Law & Justice leader Jaroslaw Kaczynski, Poland’s most powerful politician, vowed on Monday that his government won’t take any further steps to meet the EU’s demands. He also accused commission President Ursula von der Leyen of failing to adhere to an earlier agreement, under which the country would start receiving the money.

The government insists that a law introduced in June to overhaul a contested regime for disciplining judges already meets the criteria set out in a spending plan that the EU approved earlier this year. Von der Leyen said last month Poland hadn’t done enough.

Anticipation that Warsaw and the commission would find a compromise have helped stem losses in the zloty since April. But this week’s outbursts from Kaczynski and his allies have boosted skepticism among investors.

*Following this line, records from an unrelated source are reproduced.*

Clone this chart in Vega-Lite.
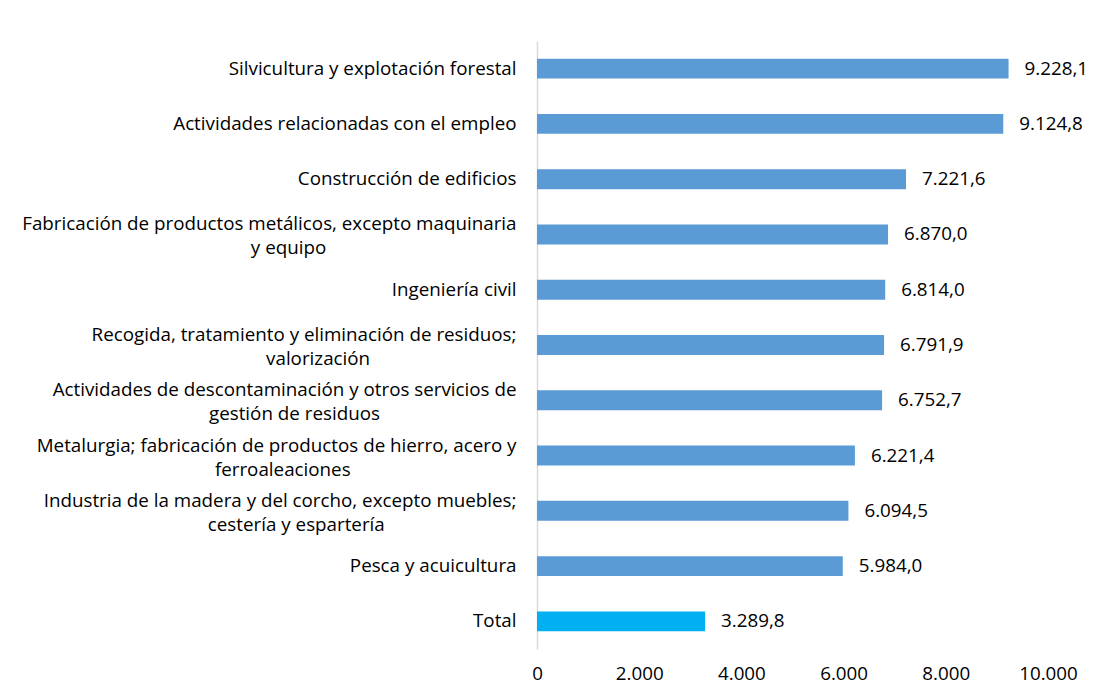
{
  "$schema": "https://vega.github.io/schema/vega-lite/v6.json",
  "autosize": {"type": "none"},
  "width": 511,
  "height": 608,
  "padding": {"left": 537, "top": 41, "right": 45, "bottom": 47},
  "background": "white",
  "config": {
    "view": {"stroke": null},
    "locale": {"number": {"decimal": ",", "thousands": ".", "grouping": [3], "currency": ["", " €"]}},
    "font": "Open Sans"
  },
  "data": {
    "values": [
      {"sector": "Silvicultura y explotación forestal", "valor": 9228.1, "grupo": "Sector"},
      {"sector": "Actividades relacionadas con el empleo", "valor": 9124.8, "grupo": "Sector"},
      {"sector": "Construcción de edificios", "valor": 7221.6, "grupo": "Sector"},
      {"sector": "Fabricación de productos metálicos, excepto maquinaria\ny equipo", "valor": 6870.0, "grupo": "Sector"},
      {"sector": "Ingeniería civil", "valor": 6814.0, "grupo": "Sector"},
      {"sector": "Recogida, tratamiento y eliminación de residuos;\nvalorización", "valor": 6791.9, "grupo": "Sector"},
      {"sector": "Actividades de descontaminación y otros servicios de\ngestión de residuos", "valor": 6752.7, "grupo": "Sector"},
      {"sector": "Metalurgia; fabricación de productos de hierro, acero y\nferroaleaciones", "valor": 6221.4, "grupo": "Sector"},
      {"sector": "Industria de la madera y del corcho, excepto muebles;\ncestería y espartería", "valor": 6094.5, "grupo": "Sector"},
      {"sector": "Pesca y acuicultura", "valor": 5984.0, "grupo": "Sector"},
      {"sector": "Total", "valor": 3289.8, "grupo": "Total"}
    ]
  },
  "encoding": {
    "y": {
      "field": "sector",
      "type": "nominal",
      "sort": null,
      "scale": {"paddingInner": 0.64, "paddingOuter": 0.32},
      "axis": {
        "title": null,
        "domain": true,
        "domainColor": "#D9D9D9",
        "domainWidth": 1.5,
        "ticks": false,
        "labelPadding": 21,
        "labelLimit": 600,
        "labelFontSize": 18.8,
        "labelColor": "#000000",
        "labelLineHeight": 24,
        "labelOffset": {"expr": "indexof(datum.value, '\\n') >= 0 ? -10 : 0"},
        "labelExpr": "indexof(datum.value, '\\n') < 0 ? datum.value : [split(datum.value, '\\n')[0], pad(split(datum.value, '\\n')[1], length(split(datum.value, '\\n')[1]) + floor(0.85 * (length(split(datum.value, '\\n')[0]) - length(split(datum.value, '\\n')[1]))), '\u00a0') + '\u200b']"
      }
    },
    "x": {
      "field": "valor",
      "type": "quantitative",
      "scale": {"domain": [0, 10000], "nice": false},
      "axis": {
        "title": null,
        "domain": false,
        "ticks": false,
        "grid": false,
        "values": [0, 2000, 4000, 6000, 8000, 10000],
        "format": ",.0f",
        "labelFontSize": 18.8,
        "labelColor": "#000000",
        "labelPadding": 15,
        "labelFlush": false
      }
    }
  },
  "layer": [
    {
      "mark": {"type": "bar"},
      "encoding": {
        "color": {
          "field": "grupo",
          "type": "nominal",
          "scale": {"domain": ["Sector", "Total"], "range": ["#5B9BD5", "#00B0F0"]},
          "legend": null
        }
      }
    },
    {
      "mark": {"type": "text", "align": "left", "baseline": "middle", "dx": 16, "fontSize": 18.8, "color": "#000000"},
      "encoding": {
        "text": {"field": "valor", "type": "quantitative", "format": ",.1f"}
      }
    }
  ]
}
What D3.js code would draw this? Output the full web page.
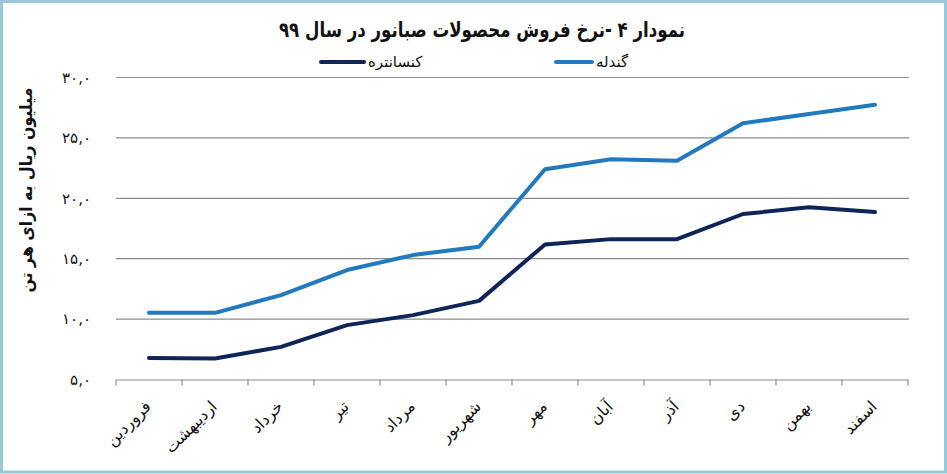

“It’s increasingly unlikely Poland will get the EU money this year,” said BNP Paribas analyst Wojciech Stepien.

The zloty traded 0.2% weaker at 4.6864 per euro at 5:27 p.m. in Warsaw, extending its decline this year to 2.1%, the fourth-steepest among emerging-market currencies.

Kaczynski has accused the commission of working alongside his party’s opposition rivals to undermine the government before the election, which is slated for next autumn.

Separately, Law & Justice Secretary General Krzysztof Sobolewski said on Monday that Poland will “pull out all the cannons” and “open fire” if the commission tries to push the government “against the wall.”

But the government’s leverage is limited. Poland has run up more than 250 million euros in penalties for failing to comply with an order from the EU’s top court to scrap the disciplinary regime, and the fine continues to grow by 1 million euros a day.

Commission spokeswoman Arianna Podesta said on Thursday that there’s “no space for misunderstandings” when it comes to the conditions for the disbursement of funds. The commission will have two months to assess if they’ve been met once it receives a payment request, she said.

Poland plans to file a request in October or November, according to Prime Minister Mateusz Morawiecki.